At the end of September, WNYC’s Radiolab broadcast an episode called “Insomnia Line.” The show kept its phones open from 2 a.m. until sunrise so listeners struggling with sleep could dial in. A nurse called. Then a laid-off teacher. Then a college student. The callers stared up at Mars. They listened to crickets and thunder, a ticking clock and a spinning fan. They had weird thoughts about horse treadmills, mushrooms, and space. They relayed nightmares. They expressed anxieties for job interviews, and grief for dead relatives, and cravings for the alcohol they wanted to drink but couldn’t, because they were getting sober. When the callers left voicemails, they asked the hosts to please call them back.
Radiolab produced this episode in response to our “shadow epidemic,” coronasomnia. Self-reported shut-eye is down, and sleeping-pill prescriptions are up.
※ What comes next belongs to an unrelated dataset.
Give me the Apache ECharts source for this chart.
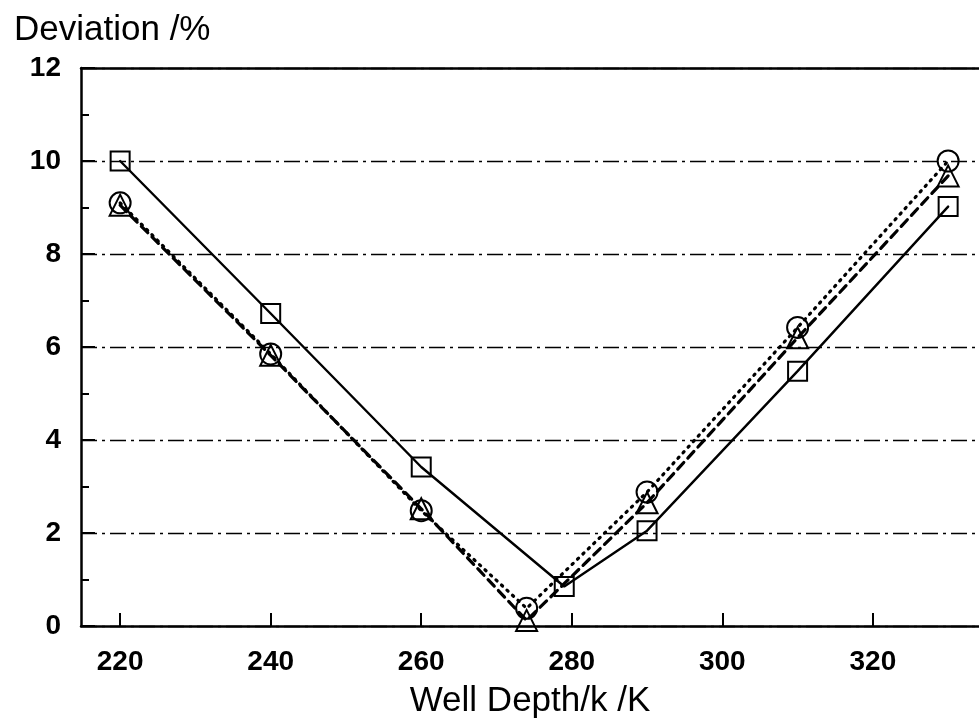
<!DOCTYPE html>
<html>
<head>
<meta charset="utf-8">
<script src="https://cdn.jsdelivr.net/npm/echarts@6/dist/echarts.min.js"></script>
<style>html,body{margin:0;padding:0;background:#fff;}#c{width:979px;height:724px;}</style>
</head>
<body>
<div id="c"></div>
<script>
var xTicks = [220, 240, 260, 280, 300, 320];
var squareX = [220, 240, 260, 279, 290, 310, 330];
var squareY = [10.0, 6.72, 3.42, 0.85, 2.05, 5.48, 9.02];
var circleX = [220, 240, 260, 274, 290, 310, 330];
var circleY = [9.1, 5.85, 2.48, 0.38, 2.88, 6.42, 10.0];
var triangleX = [220, 240, 260, 274, 290, 310, 330];
var triangleY = [9.05, 5.82, 2.52, 0.12, 2.65, 6.2, 9.68];

function pairs(xs, ys) { return xs.map(function (x, i) { return [x, ys[i]]; }); }

var font = '"Liberation Sans", Arial, Helvetica, sans-serif';
var chart = echarts.init(document.getElementById('c'), null, {renderer: 'canvas'});

function mk(name, xs, ys, sym, size, lineType, width) {
  return {
    name: name, type: 'line', data: pairs(xs, ys),
    symbol: sym, symbolSize: size,
    itemStyle: {color: 'rgba(0,0,0,0)', borderColor: '#000', borderWidth: 2},
    lineStyle: {color: '#000', width: width, type: lineType, cap: 'round'},
    emphasis: {disabled: true}, animation: false, z: 3
  };
}

chart.setOption({
  backgroundColor: '#fff',
  animation: false,
  title: {
    text: 'Deviation /%', left: 9, top: 8,
    textStyle: {fontFamily: font, fontSize: 35, fontWeight: 'normal', color: '#000'}
  },
  grid: {left: 81, top: 68, right: 0, bottom: 87, containLabel: false},
  xAxis: [{
    type: 'value', min: 214.8, max: 334.1, position: 'bottom',
    name: 'Well Depth/k /K', nameLocation: 'middle', nameGap: 58,
    nameTextStyle: {fontFamily: font, fontSize: 35, color: '#000'},
    axisLine: {show: true, lineStyle: {color: '#000', width: 2.5}},
    axisTick: {show: true, inside: true, length: 13, lineStyle: {color: '#000', width: 2}, customValues: xTicks},
    axisLabel: {fontFamily: font, fontSize: 28, fontWeight: 'bold', color: '#000', margin: 22, customValues: xTicks},
    splitLine: {show: false}
  }, {
    type: 'value', min: 214.8, max: 334.1, position: 'top',
    axisLine: {show: true, onZero: false, lineStyle: {color: '#000', width: 2.5}},
    axisTick: {show: false}, axisLabel: {show: false}, splitLine: {show: false}
  }],
  yAxis: {
    type: 'value', min: 0, max: 12, interval: 2,
    axisLine: {show: true, lineStyle: {color: '#000', width: 2.5}},
    axisTick: {show: true, inside: true, length: 14, lineStyle: {color: '#000', width: 2}},
    minorTick: {show: true, splitNumber: 2, length: 8, lineStyle: {color: '#000', width: 2}},
    axisLabel: {fontFamily: font, fontSize: 28, fontWeight: 'bold', color: '#000', margin: 20, padding: [8, 0, 0, 0]},
    splitLine: {show: true, lineStyle: {color: '#000', width: 1.3, type: [16, 5, 3, 5]}}
  },
  series: [
    mk('square', squareX, squareY, 'rect', 19, 'solid', 2.4),
    mk('circle', circleX, circleY, 'circle', 21, [1.5, 6], 3.2),
    mk('triangle', triangleX, triangleY, 'triangle', 21, [9, 6], 3.2)
  ]
});
</script>
</body>
</html>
The epidemic’s causes are tragically obvious: political dread, financial anxieties, muddled routines, blue light, isolation. Of course, we mostly sit up worrying about infection from the actual virus. But insomnia, experts warn, comes with health problems of its own, from weight gain and depression to elevated risks of heart attack and stroke.
In Karen Russell’s sci-fi novella Sleep Donation, newly released in paperback this fall, sleeplessness isn’t a symptom of sickness. Rather, insomnia is the primary pandemic. Sufferers die after weeks awake, with bloodshot eyes, waxy skin, hair gone white, and failed organs. Generous donors give sleep like blood, in drives organized by the nonprofit Slumber Corps. Trish, the novel’s protagonist, recruits volunteers by telling the sad story of her sister, Dori, one of the disease’s early victims. A mother she convinces in a grocery-store parking lot turns out to be a huge get; her child, Baby A, has perfect, pure sleep. An infusion of Baby A’s slumber can cure even the most chronic insomniac. Don’t worry, Trish reassures the baby’s father. They’ll never draw more sleep than the child can give, no matter how badly it’s needed.
All Slumber Corps donors are pre-screened for bad dreams, evaluated with an alphabetized list: “Abomination, horned. Ambulance, frozen yellow siren. Anthill, no queen.” But one night, a contagious nightmare from “Donor Y” taints the world’s sleep supply. Was it an accident? Or an act of bioterrorism? The dream is so tortuous that it’s indescribable. Suddenly, patients who wanted rest are begging to be kept awake, asking to have their eyelids stapled. They’ve become “elective insomniacs,” preferring to die of sleeplessness rather than experience the nightmare again.